Personally, I would not connect component speakers in series in my car.

Do You Need a Subwoofer With Component Speakers?

Even the best or most expensive component speakers will not be able to create the depth and dynamic that subwoofers are capable of.

This is because component speakers cannot reproduce the lowest bass frequencies effectively, and even if some mid-woofers can go as low as 30Hz, they cannot create the needed sound pressure.

A subwoofer can significantly improve the sound quality in your car in any system, and I recommend using one even if you have component speakers.

An excellent and not expensive is this single 12″ Skar (link to Amazon).

How Do I Match My Component Speakers to My Amp?

Matching speakers with a suitable amplifier can be tricky, especially if you want to make an active connection and all single speakers have different impedances than the amplifier.

In general however, assuming that you have 4 ohms speakers and 4 ohms amp, the power ratio should be a minimum of 1:1 per channel, up to 2:1 per channel.

In other words, for 100W speakers (per channel), you should use an amplifier with power between 100W and 200W RMS per channel.

This may sound a lot, but many speakers demand more power than an amplifier can produce and actually may sound worse when underpowered rather than when time amplifier may seem too powerful.

This is because when an amplifier is pushed to its limits, it can start clipping.

Clipping is when the peaks of the sound waves are cut off, which results in a lot of distortion, and that can damage your speakers or overheat and shut down the amplifier.

To avoid this, make sure you use an amplifier with more power than your component speakers need.

Conclusion

Component speakers are a great way to improve the sound quality in your car.

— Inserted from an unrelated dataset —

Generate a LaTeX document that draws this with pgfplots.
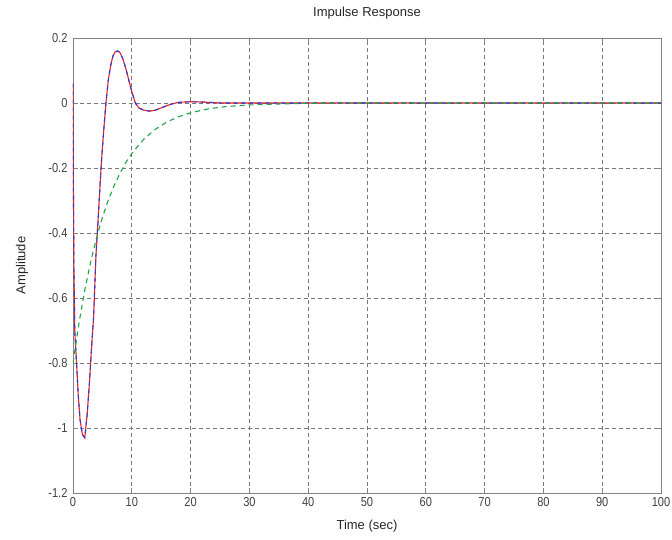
\documentclass[border=0pt]{standalone}
\usepackage{pgfplots}
\pgfplotsset{compat=1.18}
\usepackage{fontspec}
\setmainfont{Liberation Sans}
\newfontfamily\tickfont[FakeStretch=0.85]{Liberation Sans}
\definecolor{mred}{RGB}{245,30,30}
\definecolor{mblue}{RGB}{40,60,220}
\definecolor{mgreen}{RGB}{30,165,70}
\definecolor{mgrid}{RGB}{120,120,120}
\definecolor{mbox}{RGB}{130,130,130}
\begin{document}
\begin{tikzpicture}
\path[use as bounding box] (-73pt,-46pt) rectangle (599pt,493pt);
\begin{axis}[
  at={(0pt,0pt)}, anchor=south west,
  scale only axis, width=588pt, height=455pt,
  xmin=0, xmax=100, ymin=-1.2, ymax=0.2,
  xtick={0,10,...,100},
  ytick={-1.2,-1,-0.8,-0.6,-0.4,-0.2,0,0.2},
  yticklabels={-1.2,-1,-0.8,-0.6,-0.4,-0.2,0,0.2},
  xticklabels={0,10,20,30,40,50,60,70,80,90,100},
  tick align=inside, major tick length=5pt,
  tick style={mbox, line width=0.8pt},
  axis line style={mbox, line width=0.9pt},
  grid=major,
  major grid style={mgrid, line width=0.8pt, dash pattern=on 4pt off 3pt},
  ticklabel style={font=\tickfont\fontsize{13}{15}\selectfont, text=black!75},
  yticklabel style={xshift=-2pt},
  xticklabel style={yshift=-1pt},
  title={Impulse Response},
  title style={at={(0.5,1)}, anchor=center, yshift=19pt, font=\fontsize{13}{15}\selectfont, text=black!85},
  xlabel={Time (sec)},
  xlabel style={at={(0.5,0)}, anchor=center, yshift=-33pt, font=\fontsize{13}{15}\selectfont, text=black!85},
  ylabel={Amplitude},
  ylabel style={at={(0,0.5)}, anchor=center, yshift=51pt, font=\fontsize{13}{15}\selectfont, text=black!85},
]
\addplot[mred, line width=1.1pt] coordinates {
(0,0.06) (0.05,-0.2) (0.15,-0.5) (0.3,-0.7) (0.6,-0.8) (0.9,-0.9) (1.2,-0.975)
(1.6,-1.02) (2.0,-1.03) (2.4,-0.96) (2.8,-0.86) (3.2,-0.74) (3.5,-0.66) (3.9,-0.47)
(4.3,-0.35) (4.8,-0.19) (5.2,-0.09) (5.6,0.0) (6.0,0.07) (6.4,0.115) (6.8,0.145)
(7.2,0.158) (7.6,0.16) (8.0,0.155) (8.5,0.135) (9.0,0.105) (9.5,0.07) (10.0,0.035)
(10.6,0.0) (11.2,-0.015) (12.0,-0.022) (13.0,-0.025) (14.0,-0.022) (15.0,-0.015)
(16.0,-0.008) (17.0,-0.002) (18.0,0.002) (20.0,0.004) (22.0,0.003) (25.0,0.0) (100,0)
};
\addplot[mblue, line width=1.1pt, dash pattern=on 4pt off 4pt] coordinates {
(0,0.06) (0.05,-0.2) (0.15,-0.5) (0.3,-0.7) (0.6,-0.8) (0.9,-0.9) (1.2,-0.975)
(1.6,-1.02) (2.0,-1.03) (2.4,-0.96) (2.8,-0.86) (3.2,-0.74) (3.5,-0.66) (3.9,-0.47)
(4.3,-0.35) (4.8,-0.19) (5.2,-0.09) (5.6,0.0) (6.0,0.07) (6.4,0.115) (6.8,0.145)
(7.2,0.158) (7.6,0.16) (8.0,0.155) (8.5,0.135) (9.0,0.105) (9.5,0.07) (10.0,0.035)
(10.6,0.0) (11.2,-0.015) (12.0,-0.022) (13.0,-0.025) (14.0,-0.022) (15.0,-0.015)
(16.0,-0.008) (17.0,-0.002) (18.0,0.002) (20.0,0.004) (22.0,0.003) (25.0,0.0) (100,0)
};
\addplot[mgreen, line width=1.1pt, dash pattern=on 5pt off 4pt] coordinates {
(0,-0.800) (1,-0.679) (2,-0.576) (3,-0.489) (4,-0.415) (5,-0.352) (6,-0.299)
(7,-0.254) (8,-0.216) (9,-0.183) (10,-0.155) (12,-0.112) (14,-0.081) (16,-0.058)
(18,-0.042) (20,-0.030) (23,-0.018) (26,-0.011) (30,-0.006) (35,-0.003) (40,-0.001)
(50,0) (100,0)
};
\end{axis}
\end{tikzpicture}
\end{document}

Because of the separate drivers, component systems offer many advantages over standard speakers, such as better sound quality, easier installation, and the ability to upgrade individual component speakers as needed.

If you are looking for a great way to improve the sound quality in your car, component speakers are a great option.

Just make sure to match them with a quality amplifier and subwoofer for the best results.